Many financial experts believe that while target-date funds are an improvement from no-growth money market funds, where many retirement assets languished due to inaction, investors might be able to do better on their own. Here's a look at some pros and cons of target-date funds.

The pros

  • Instant diversification. One of the hardest investment decisions that any investor can make is asset allocation, or the precise proportion of stocks, bonds and other asset classes that will provide the appropriate returns. In fact, academic research suggests that asset allocation, not investment savvy, is the primary driver of portfolio's performance.
    Target-date funds relieve you of having to make this decision.
  • Great for newbies. One of the knocks against the modern retirement system is that it places too heavy a burden on individuals who may lack investment know-how. So it should come as no surprise that target-date funds are especially popular among employees with the least investment knowledge. In their February 2015 study, "Investor Sophistication and Target-Date Fund Investing," Michael Guillemette, Terrance Kieron Martin Jr. and Philip Gibson report that target-date funds are used the most by less-sophisticated 401(k) plan participants.

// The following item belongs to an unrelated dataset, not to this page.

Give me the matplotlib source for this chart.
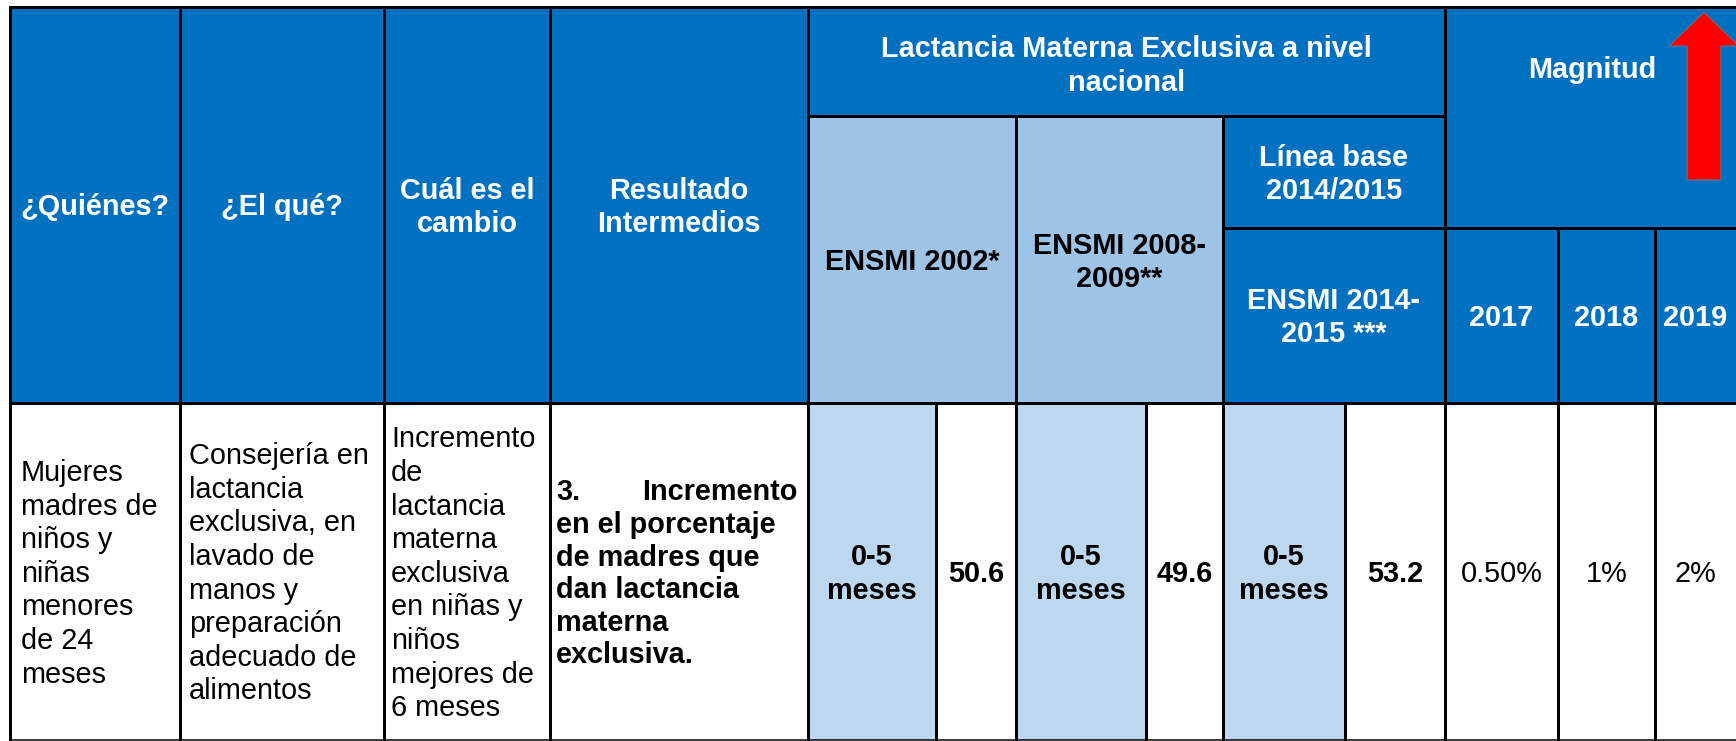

    "Those who scored lower on [the] financial sophistication scale were 22 percent more likely to invest in target-date funds," said Guillemette, a certified financial planner and an assistant professor in the Department of Personal Financial Planning at the University of Missouri. "That's a good thing."
  • Fees are coming down. According to BrightScope, fees on target-date funds continue to fall. The lowest-cost share class for each target-date series was 65 basis points at the end of 2014, down from 72 basis points just three years earlier. "Like most things in the retail marketplace, fees are coming down," said Herman at Brightscope.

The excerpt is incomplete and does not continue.